Instructions to follow:
The line holding "from bokeh.resources import INLINE" is the last one to output; start at the first line of the data, keep every line in between exactly, and leave out pictures.

[begin Supplied entries]

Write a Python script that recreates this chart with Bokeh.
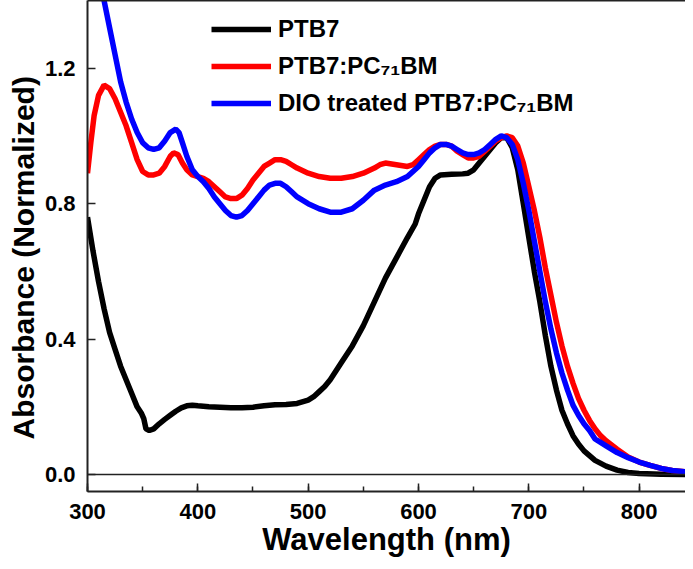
from bokeh.plotting import figure
from bokeh.models import (Range1d, LinearAxis, FixedTicker, SingleIntervalTicker,
                          PrintfTickFormatter, Legend, LegendItem, Span, Title)
from bokeh.embed import file_html
from bokeh.resources import INLINE

# ---------------- data ----------------
ptb7_wl = [300, 305, 310, 315, 320, 325, 330, 335, 340, 345, 349, 351, 353, 356, 360,
           365, 370, 375, 380, 385, 390, 395, 400, 410, 420, 430, 440, 450, 460, 470,
           480, 490, 500, 505, 510, 515, 520, 525, 530, 540, 550, 560, 570, 580, 590,
           597, 600, 605, 610, 615, 620, 630, 640, 645, 650, 655, 660, 665, 670, 675,
           680, 685, 690, 695, 700, 705, 710, 715, 720, 725, 730, 735, 740, 745, 750,
           760, 770, 780, 790, 800, 820, 842]
ptb7_abs = [0.76, 0.66, 0.57, 0.49, 0.42, 0.37, 0.32, 0.28, 0.24, 0.20, 0.18, 0.165, 0.135, 0.13, 0.135,
            0.15, 0.163, 0.175, 0.187, 0.197, 0.203, 0.205, 0.203, 0.200, 0.199, 0.197, 0.197, 0.199, 0.203, 0.206,
            0.207, 0.21, 0.22, 0.23, 0.245, 0.26, 0.28, 0.305, 0.33, 0.38, 0.44, 0.51, 0.58, 0.64, 0.70,
            0.74, 0.77, 0.81, 0.85, 0.875, 0.885, 0.887, 0.888, 0.89, 0.90, 0.92, 0.94, 0.96, 0.98, 0.995,
            0.995, 0.965, 0.90, 0.80, 0.70, 0.60, 0.51, 0.41, 0.32, 0.25, 0.19, 0.15, 0.115, 0.09, 0.07,
            0.042, 0.025, 0.013, 0.006, 0.003, 0.001, 0.0]

blend_wl = [300, 303, 306, 310, 315, 320, 325, 330, 335, 340, 345, 350, 355, 360, 365,
            370, 375, 378, 382, 386, 390, 395, 400, 405, 410, 415, 420, 425, 430, 435,
            440, 445, 450, 455, 460, 465, 470, 475, 480, 485, 490, 500, 510, 520, 530,
            540, 550, 560, 565, 570, 580, 590, 595, 600, 605, 610, 615, 620, 625, 630,
            635, 640, 645, 650, 655, 660, 665, 670, 675, 680, 685, 690, 695, 700, 705,
            710, 715, 720, 725, 730, 735, 740, 745, 750, 755, 760, 765, 770, 780, 790,
            800, 810, 820, 830, 842]
blend_abs = [0.89, 0.98, 1.06, 1.12, 1.15, 1.14, 1.11, 1.07, 1.03, 0.98, 0.93, 0.895, 0.885, 0.885, 0.89,
             0.91, 0.94, 0.95, 0.945, 0.92, 0.90, 0.885, 0.88, 0.875, 0.865, 0.85, 0.835, 0.82, 0.815, 0.815,
             0.825, 0.845, 0.87, 0.89, 0.91, 0.92, 0.93, 0.93, 0.925, 0.915, 0.905, 0.89, 0.88, 0.875, 0.875,
             0.88, 0.89, 0.905, 0.915, 0.92, 0.915, 0.91, 0.915, 0.93, 0.945, 0.96, 0.97, 0.975, 0.975, 0.97,
             0.955, 0.945, 0.935, 0.935, 0.94, 0.955, 0.97, 0.985, 0.995, 1.0, 0.995, 0.97, 0.92, 0.85, 0.78,
             0.70, 0.61, 0.53, 0.45, 0.38, 0.32, 0.27, 0.225, 0.19, 0.16, 0.135, 0.115, 0.10, 0.075, 0.052,
             0.037, 0.027, 0.018, 0.012, 0.008]

dio_wl = [300, 305, 310, 315, 320, 325, 330, 335, 340, 345, 350, 355, 360, 365, 370,
          375, 380, 383, 386, 390, 395, 400, 405, 410, 415, 420, 425, 430, 435, 440,
          445, 450, 455, 460, 465, 470, 475, 480, 485, 490, 500, 510, 520, 530, 540,
          550, 560, 570, 580, 590, 600, 605, 610, 615, 620, 625, 630, 635, 640, 645,
          650, 655, 660, 665, 670, 675, 680, 685, 690, 695, 700, 705, 710, 715, 720,
          725, 730, 735, 740, 745, 750, 755, 760, 765, 770, 780, 790, 800, 810, 820,
          830, 842]
dio_abs = [1.80, 1.65, 1.52, 1.40, 1.32, 1.24, 1.16, 1.10, 1.05, 1.01, 0.98, 0.965, 0.96, 0.965, 0.985,
           1.01, 1.02, 1.01, 0.98, 0.94, 0.90, 0.88, 0.865, 0.845, 0.82, 0.80, 0.78, 0.765, 0.76, 0.765,
           0.78, 0.80, 0.82, 0.84, 0.855, 0.86, 0.86, 0.85, 0.835, 0.82, 0.80, 0.785, 0.775, 0.775, 0.785,
           0.81, 0.84, 0.855, 0.865, 0.88, 0.91, 0.93, 0.95, 0.965, 0.975, 0.975, 0.97, 0.96, 0.95, 0.945,
           0.945, 0.95, 0.96, 0.975, 0.99, 1.0, 0.995, 0.975, 0.93, 0.86, 0.78, 0.69, 0.60, 0.51, 0.43,
           0.36, 0.30, 0.25, 0.205, 0.175, 0.15, 0.13, 0.105, 0.095, 0.085, 0.065, 0.05, 0.037, 0.027, 0.018,
           0.012, 0.008]

series_names = ["PTB7", "PTB7:PC\u2087\u2081BM", "DIO treated PTB7:PC\u2087\u2081BM"]
series_colors = ["#000000", "#ff0000", "#0000ff"]
x_ticks_interval = 100
y_ticks = [0.0, 0.4, 0.8, 1.2]
x_title = "Wavelength (nm)"
y_title = "Absorbance (Normalized)"

FONT = "Liberation Sans"

p = figure(width=685, height=561, output_backend="svg", toolbar_location=None,
           x_range=Range1d(300, 842), y_range=Range1d(-0.05, 1.40),
           min_border_left=87, min_border_right=0, min_border_top=0, min_border_bottom=70,
           x_axis_type=None, y_axis_type=None)
p.outline_line_color = None
p.grid.visible = False
p.background_fill_color = "white"
p.border_fill_color = "white"

xaxis = LinearAxis(ticker=SingleIntervalTicker(interval=x_ticks_interval, num_minor_ticks=2))
yaxis = LinearAxis(ticker=FixedTicker(ticks=y_ticks), formatter=PrintfTickFormatter(format="%.1f"))
top_axis = LinearAxis(ticker=FixedTicker(ticks=[]))

for ax in (xaxis, yaxis):
    ax.axis_line_color = "#222222"
    ax.axis_line_width = 2
    ax.major_tick_line_color = "#222222"
    ax.major_tick_line_width = 1.5
    ax.major_tick_in = 8
    ax.major_tick_out = 0
    ax.minor_tick_line_color = "#222222"
    ax.minor_tick_line_width = 1.5
    ax.minor_tick_in = 5
    ax.minor_tick_out = 0
    ax.major_label_text_font = FONT
    ax.major_label_text_font_style = "bold"
    ax.major_label_text_font_size = "22px"
    ax.major_label_text_color = "#000000"
    ax.axis_label_text_font = FONT
    ax.axis_label_text_font_style = "bold"
    ax.axis_label_text_font_size = "31px"
    ax.axis_label_text_color = "#000000"

yaxis.minor_tick_line_color = None
xaxis.major_label_standoff = 12
yaxis.major_label_standoff = 12
xaxis.axis_label = x_title
xaxis.axis_label_standoff = 0

top_axis.axis_line_color = "#222222"
top_axis.axis_line_width = 2
top_axis.major_tick_out = 0
top_axis.major_tick_in = 0
top_axis.minor_tick_line_color = None
top_axis.major_label_standoff = 0
top_axis.major_label_text_font_size = "0px"

p.add_layout(xaxis, "below")
p.add_layout(yaxis, "left")
p.add_layout(top_axis, "above")

# y-axis title as a side title (starts a little above the frame bottom, as in the original)
p.add_layout(Title(text=y_title, align="left", offset=52, standoff=4,
                   text_font=FONT, text_font_style="bold", text_font_size="30px",
                   text_color="#000000"), "left")

p.add_layout(Span(location=0, dimension="width", line_color="#222222", line_width=1.5))

r1 = p.line(ptb7_wl, ptb7_abs, line_color=series_colors[0], line_width=5.5)
r2 = p.line(blend_wl, blend_abs, line_color=series_colors[1], line_width=5.5)
r3 = p.line(dio_wl, dio_abs, line_color=series_colors[2], line_width=5.5)

legend = Legend(items=[LegendItem(label=series_names[0], renderers=[r1]),
                       LegendItem(label=series_names[1], renderers=[r2]),
                       LegendItem(label=series_names[2], renderers=[r3])],
                location=(124, 373))
legend.border_line_color = None
legend.background_fill_alpha = 0
legend.padding = 0
legend.margin = 0
legend.spacing = 7
legend.glyph_width = 60
legend.glyph_height = 30
legend.label_height = 30
legend.label_standoff = 7
legend.label_text_font = FONT
legend.label_text_font_style = "bold"
legend.label_text_font_size = "24px"
legend.label_text_color = "#000000"
p.add_layout(legend, "center")

open("out.html", "w").write(file_html(p, INLINE))
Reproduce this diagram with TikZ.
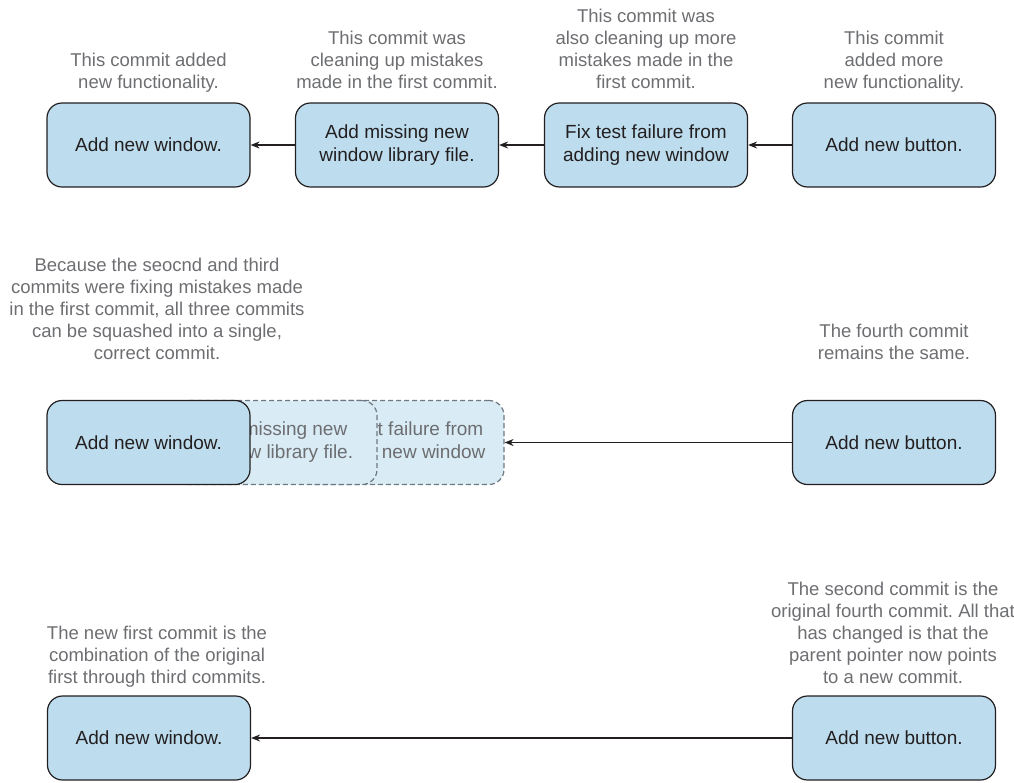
\documentclass[tikz,border=0pt]{standalone}
\usepackage{fontspec}
\setmainfont{Liberation Sans}
\usetikzlibrary{arrows.meta}
\frenchspacing
\definecolor{ink}{HTML}{231F20}
\definecolor{note}{HTML}{6D6E71}
\definecolor{commitfill}{HTML}{BDDDEE}
\definecolor{ghostfill}{HTML}{D9EBF5}
\definecolor{ghostline}{HTML}{6E7880}
\begin{document}
\begin{tikzpicture}[x=1pt,y=-1pt,
  commit/.style={draw=ink, line width=1.2pt, fill=commitfill, rounded corners=15pt,
    minimum width=203pt, minimum height=84pt, align=center, text=ink,
    font=\fontsize{19}{23}\selectfont, inner sep=0pt},
  ghost/.style={commit, draw=ghostline, dashed, dash pattern=on 5pt off 3pt,
    fill=ghostfill, text=note},
  note/.style={align=center, text=note, font=\fontsize{18.5}{22}\selectfont,
    inner sep=0pt, anchor=base},
  parent/.style={draw=ink, line width=1.2pt, -{Stealth[length=9pt,width=7pt]}}
]
\useasboundingbox (0,0) rectangle (1014,782);

% first row: the original four commits
\node[commit] (a1) at (148.5,145) {Add new window.};
\node[commit] (b1) at (397,145) {Add missing new\\window library file.};
\node[commit] (c1) at (646,145) {Fix test failure from\\adding new window};
\node[commit] (d1) at (894,145) {Add new button.};
\draw[parent] (b1) -- (a1);
\draw[parent] (c1) -- (b1);
\draw[parent] (d1) -- (c1);

\node[note] (na1) at (148.5,88) {This commit added\\new functionality.};
\node[note] (nb1) at (397,88) {This commit was\\cleaning up mistakes\\made in the first commit.};
\node[note] (nc1) at (646,88) {This commit was\\also cleaning up more\\mistakes made in the\\first commit.};
\node[note] (nd1) at (894,88) {This commit\\added more\\new functionality.};

% second row: commits two and three folded into the first
\node[ghost] (c2) at (402.5,442.5) {Fix test failure from\\adding new window};
\node[ghost] (b2) at (275.5,442.5) {Add missing new\\window library file.};
\node[commit] (a2) at (148.5,442.5) {Add new window.};
\node[commit] (d2) at (894,442.5) {Add new button.};
\draw[parent] (d2) -- (c2);

\node[note] (na2) at (157,359) {Because the seocnd and third\\commits were fixing mistakes made\\in the first commit, all three commits\\can be squashed into a single,\\correct commit.};
\node[note] (nd2) at (894,359) {The fourth commit\\remains the same.};

% third row: the rewritten history
\node[commit] (a3) at (149,738) {Add new window.};
\node[commit] (d3) at (894,738) {Add new button.};
\draw[parent] (d3) -- (a3);

\node[note] (na3) at (157,683) {The new first commit is the\\combination of the original\\first through third commits.};
\node[note] (nd3) at (893,683) {The second commit is the\\original fourth commit. All that\\has changed is that the\\parent pointer now points\\to a new commit.};
\end{tikzpicture}
\end{document}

[end Supplied entries]

Answer below:
Write a Python script that recreates this chart with Bokeh.
from bokeh.plotting import figure
from bokeh.models import (Range1d, LinearAxis, FixedTicker, SingleIntervalTicker,
                          PrintfTickFormatter, Legend, LegendItem, Span, Title)
from bokeh.embed import file_html
from bokeh.resources import INLINE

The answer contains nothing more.